Co dla szczeniaka?
Właśnie dla szczeniąt bardzo dużo osób decyduje się od razu kupować
smycz automatyczną. Z oczywistych powodów jest to jednak błąd, który bierze się przede wszystkim z braku myślenia perspektywicznego. O ile smycz automatyczna w przypadku dorosłego, dużego psa nie jest dla niego żadnym wysiłkiem, o tyle szczenię wyraźnie
czuje opór, który stawia mechanizm smyczy. To sprawia, że bardzo szybko uczy się kojarzyć, że jeśli pociągnie mocniej, to dostanie więcej swobody na smyczy. Niestety, w momencie, gdy szczenię urośnie, będziemy oczekiwać od niego spokojnego zachowania na smyczy np. w mieście, a
pies nie będzie widział różnicy między zachowaniem w młodszym i starszym wieku. W efekcie będziemy mieli psa, który będzie z całej siły ciągnął do celu, a my będziemy musieli z nim walczyć, wręcz siłowo. Z tego powodu w przypadku szczeniąt warto zainwestować w
zwykłą smycz, a jednocześnie na spacery nosić
smakołyki, aby uczyć szczeniaka
odpowiedniego, luźnego chodzenia na smyczy.
W mieście – warto?
Smycz automatyczna wydaje się idealnym wręcz wyborem do miasta – i faktycznie tak jest, o ile opanujemy jej obsługę w zadowalającym stopniu. Z
przycisku blokady warto korzystać zawsze tam, gdzie pies powinien iść blisko właściciela, a więc w tłumie, na wąskich chodnikach czy tam, gdzie musimy minąć się z innymi ludźmi czy ich pupilami. Wskazane jest wówczas wspieranie się komendami typu „noga”, aby pies wiedział, że teraz nastąpił czasu marszu przy nodze, bez wąchania i eksplorowania otoczenia. Z kolei w momencie, gdy wyjdziemy na przestrzeń mniej zaludnioną, z dostępnymi trawnikami,
możemy zwolnić psa, aby pobiegał nieco po trawie.
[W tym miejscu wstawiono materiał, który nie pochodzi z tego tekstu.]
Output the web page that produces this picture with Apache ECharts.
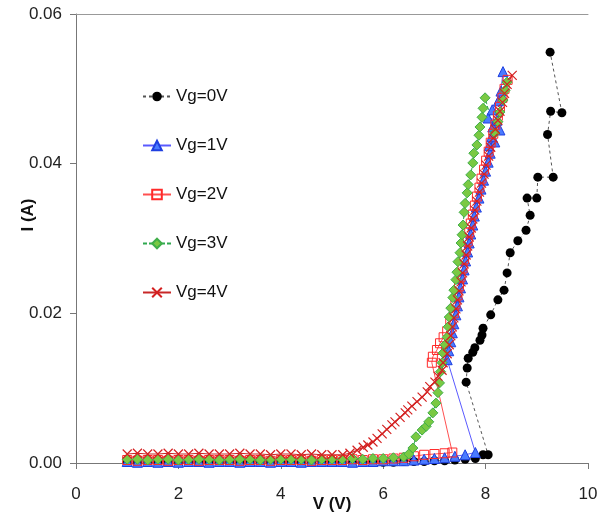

Warto tylko pamiętać o tym, aby zawsze sprzątać odchody swojego pupila. Istotne jest też, aby panować nad psem na tyle, aby nie wypuszczał się on z rozciągniętą smyczą na drugą stronę chodnika. Stanowi to nie tylko brak kultury, ale i
niebezpieczeństwo zarówno dla czworonoga, jak i np. rowerzysty, który w półmroku nie zauważy rozciągniętej smyczy. Co ważne, smycz automatyczną można stosować tylko z konkretnymi obrożami i szelkami – nie sprawdzą się żadne
akcesoria treningowe typu kolczatki czy obroże zaciskowe, a także szelki easy walk. Podstawą są klasyczne
szelki dopasowane do psiego ciała, a także
obroże zapinane na zatrzask czy klamrę.
Jaką smycz wybrać?
Tutaj przede wszystkim powinniśmy kierować się tym, aby mechanizm miał
gwarancję producenta – w razie jakiejkolwiek awarii możemy zwrócić smycz i otrzymać nową do natychmiastowego korzystania. Podstawowym parametrem, według którego powinniśmy dokonywać wyboru smyczy, jest waga pupila. Zawsze warto wybierać produkt, który zawiera w sobie
przedział wagowy naszego psa. Jeśli kupimy smycz, w przypadku której waga naszego psa jest minimalnym parametrem, może stawiać ona zbyt duży opór; w przypadku wagi stojącej na drugim końcu skali – może być ona zwyczajnie za mało wytrzymała w razie nagłego pociągnięcia. To, czy wybierzemy linkę, czy taśmę, zależy wyłącznie od naszych preferencji. Warto zwrócić uwagę również na
dodatkowe akcesoria. Jeśli spacerujemy sporo po terenach blisko jezdni, gdzie dysponujemy jedynie poboczem, warto zainwestować w smycz
z elementami odblaskowymi. W razie spacerów w słabo oświetlonym terenie dobrym wyborem jest
smycz z dodatkową latarką. Zawsze dobrym elementem wyposażenia jest pojemnik na
woreczki do sprzątania po psie – niektóre smycze mają możliwość przypięcia dowolnego pojemnika albo wykorzystania takiego systemowego.